If it gladdens your heart to see our citizens out and spending money, you’ll love most of Route 6 in this portion of MA.  The road was clogged with mall-bound shoppers, families out to play mini-golf and ride bumper boats.  It makes sense that towns would put busy businesses on the busiest of roads.  At least in this area of the country, commercial prospects remain relatively strong – though Mom and Pop stores are shuttered or sorely missing. 

Through Westport (wide open and 55MPH here), then into Fall River – home to Lizzie Borden (you can actually spend a night in her old house) – where Route 6 forms contortions through the city.  It is detoured all over the place – but fortunately, the detours are well-signed.  Fall River has been stymied by its snarly roadways, and I believe city government is attempting to straighten them out. Just goes to show that no road – especially those that go through highly populated areas – remain stagnant for long.

If you haven't explored this part of the US, it's worth another (less than a mile) detour off 6 to visit the world’s largest collection of WWII Naval ships, designated a National Historic Landmark, Battleship Cove (508) 678-1100; www.battleshipcove.org. It's a huge draw for Scouts, scholars of the Second World War, those who served on these powerful fighting vessels, and for anyone interested in getting up close and personal with acres of floating gray.   

I had planned to stop at or at least try to capture Welcome Signs from every state, but the "Welcome to Rhode Island" sign is hidden behind trees and shrubs on Route 6.  Hey guys - clean it up!!

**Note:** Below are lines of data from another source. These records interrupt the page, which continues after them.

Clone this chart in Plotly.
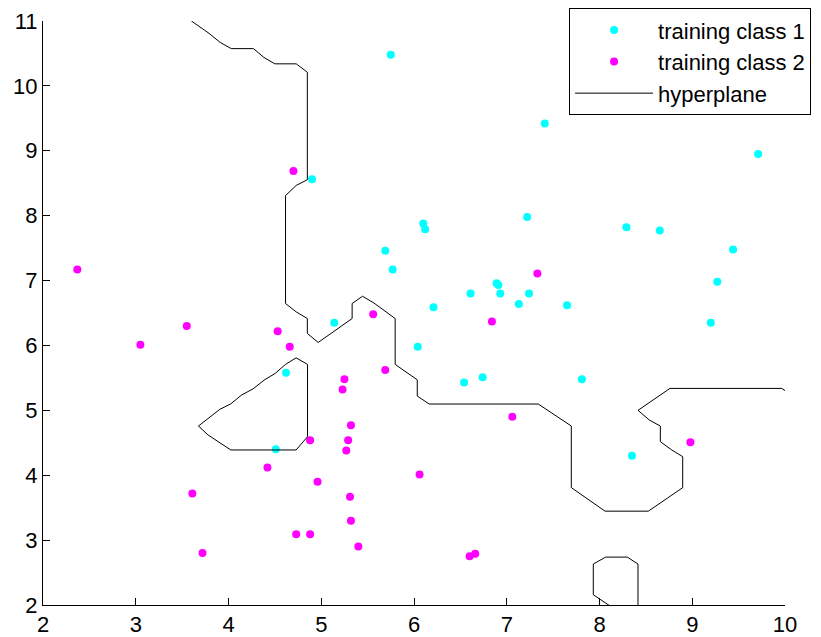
import plotly.graph_objects as go

# Training samples, class 1
class1_x = [4.90, 5.75, 5.69, 5.77, 6.10, 6.12, 7.41, 9.71, 7.22, 8.29, 8.65, 9.44,
            9.27, 6.89, 6.91, 6.93, 6.61, 7.24, 7.13, 7.65, 6.21, 9.20, 6.04, 6.54,
            6.74, 7.81, 8.35, 5.14, 4.62, 4.51]
class1_y = [8.56, 10.48, 7.46, 7.17, 7.88, 7.79, 9.42, 8.95, 7.98, 7.82, 7.77, 7.48,
            6.98, 6.96, 6.93, 6.80, 6.80, 6.80, 6.64, 6.62, 6.59, 6.35, 5.98, 5.43,
            5.51, 5.48, 4.30, 6.35, 5.58, 4.40]

# Training samples, class 2
class2_x = [2.37, 4.70, 7.33, 6.84, 7.06, 8.98, 6.06, 6.60, 6.66, 3.05, 3.55, 4.53,
            4.66, 5.56, 5.69, 5.25, 5.23, 5.32, 5.29, 5.27, 4.88, 4.42, 4.96, 3.61,
            5.31, 5.32, 4.73, 4.88, 5.40, 3.72]
class2_y = [7.17, 8.69, 7.11, 6.37, 4.90, 4.51, 4.01, 2.75, 2.79, 6.01, 6.30, 6.22,
            5.98, 6.48, 5.62, 5.48, 5.32, 4.77, 4.54, 4.38, 4.54, 4.12, 3.90, 3.72,
            3.67, 3.30, 3.09, 3.09, 2.90, 2.80]

# Decision boundary contour pieces (None separates pieces)
boundary_main_x = [3.60, 3.79, 3.91, 4.03, 4.27, 4.38, 4.50, 4.73, 4.85, 4.85, 4.73, 4.615,
                   4.615, 4.73, 4.85, 4.85, 4.967, 5.333, 5.333, 5.445, 5.567, 5.797, 5.797,
                   6.035, 6.035, 6.164, 7.34, 7.696, 7.696, 8.06, 8.527, 8.897, 8.897, 8.779,
                   8.656, 8.656, 8.537, 8.415, 8.76, 9.965, 10.02]
boundary_main_y = [11.0, 10.81, 10.67, 10.574, 10.574, 10.44, 10.34, 10.34, 10.21, 8.554, 8.466, 8.31,
                   6.646, 6.517, 6.415, 6.185, 6.046, 6.415, 6.646, 6.758, 6.655, 6.415, 5.708,
                   5.470, 5.220, 5.097, 5.097, 4.758, 3.809, 3.446, 3.446, 3.809, 4.286, 4.389,
                   4.517, 4.758, 4.851, 5.0, 5.338, 5.338, 5.286]

boundary_island_x = [3.676, 3.78, 3.906, 4.025, 4.14, 4.266, 4.384, 4.503, 4.615, 4.729,
                     4.852, 4.852, 4.729, 4.025, 3.78, 3.676]
boundary_island_y = [4.758, 4.877, 5.015, 5.10, 5.235, 5.332, 5.466, 5.569, 5.708, 5.809,
                     5.708, 4.594, 4.389, 4.389, 4.62, 4.758]

boundary_bottom_x = [8.15, 7.933, 7.933, 8.066, 8.30, 8.415, 8.415]
boundary_bottom_y = [1.95, 2.158, 2.631, 2.738, 2.738, 2.631, 1.95]

hyper_x = boundary_main_x + [None] + boundary_island_x + [None] + boundary_bottom_x
hyper_y = boundary_main_y + [None] + boundary_island_y + [None] + boundary_bottom_y

x_ticks = [2, 3, 4, 5, 6, 7, 8, 9, 10]
y_ticks = [2, 3, 4, 5, 6, 7, 8, 9, 10, 11]

FONT = "Arial, Liberation Sans, Helvetica, sans-serif"

fig = go.Figure()
fig.add_trace(go.Scatter(
    x=class1_x, y=class1_y, mode="markers", name="training class 1",
    legendgroup="c1",
    marker=dict(color="#00FFFF", size=8, line=dict(width=0)),
))
fig.add_trace(go.Scatter(
    x=class2_x, y=class2_y, mode="markers", name="training class 2",
    legendgroup="c2",
    marker=dict(color="#FF00FF", size=8, line=dict(width=0)),
))
fig.add_trace(go.Scatter(
    x=hyper_x, y=hyper_y, mode="lines", name="hyperplane",
    legendgroup="hp",
    line=dict(color="black", width=1),
))

axis_common = dict(
    showgrid=False, zeroline=False, showline=True, linecolor="black", linewidth=1,
    ticks="inside", ticklen=7, tickcolor="black", tickwidth=1, mirror=False,
    automargin=False,
    tickfont=dict(family=FONT, size=22, color="black"),
)

fig.update_layout(
    width=821, height=637,
    margin=dict(l=43, r=36, t=21, b=32, autoexpand=False),
    paper_bgcolor="white", plot_bgcolor="white",
    font=dict(family=FONT, size=22, color="black"),
    xaxis=dict(range=[2, 10], tickvals=x_ticks, **axis_common),
    yaxis=dict(range=[2, 11], tickvals=y_ticks, **axis_common),
    showlegend=True,
    legend=dict(
        x=0.709, y=1.022, xanchor="left", yanchor="top",
        bordercolor="black", borderwidth=1, bgcolor="white",
        font=dict(family=FONT, size=22, color="black"),
        itemwidth=78, tracegroupgap=0,
    ),
)

fig.write_html("out.html")
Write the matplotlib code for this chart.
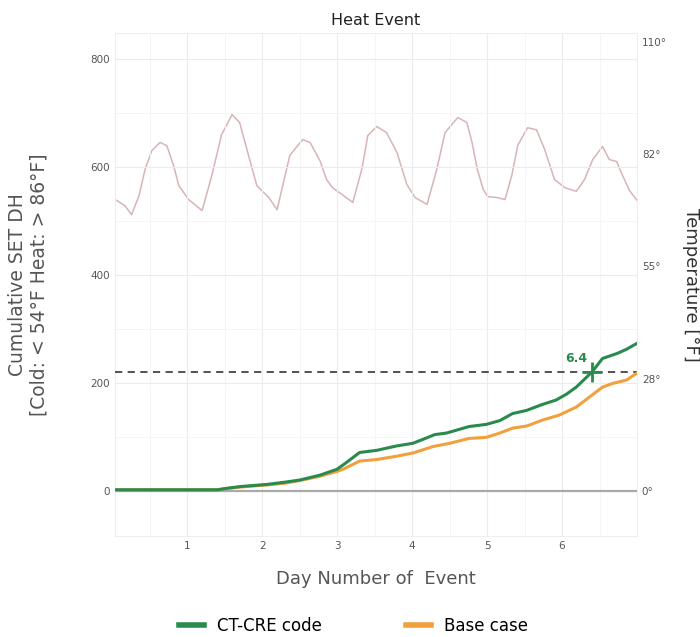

Providence, RI for the evening, staying over night with friends (the only time I'll do this).  I have it on good authority, however, that the Biltmore Hotel is THE PLACE to stay.  And - you can also stay for a month and not see all of the city's charms.  Home to Brown University and Rhode Island School of Design (RISD), it's been proclaimed "The Coolest City in America" - and I wouldn't dispute that.  Coolness is palpable here.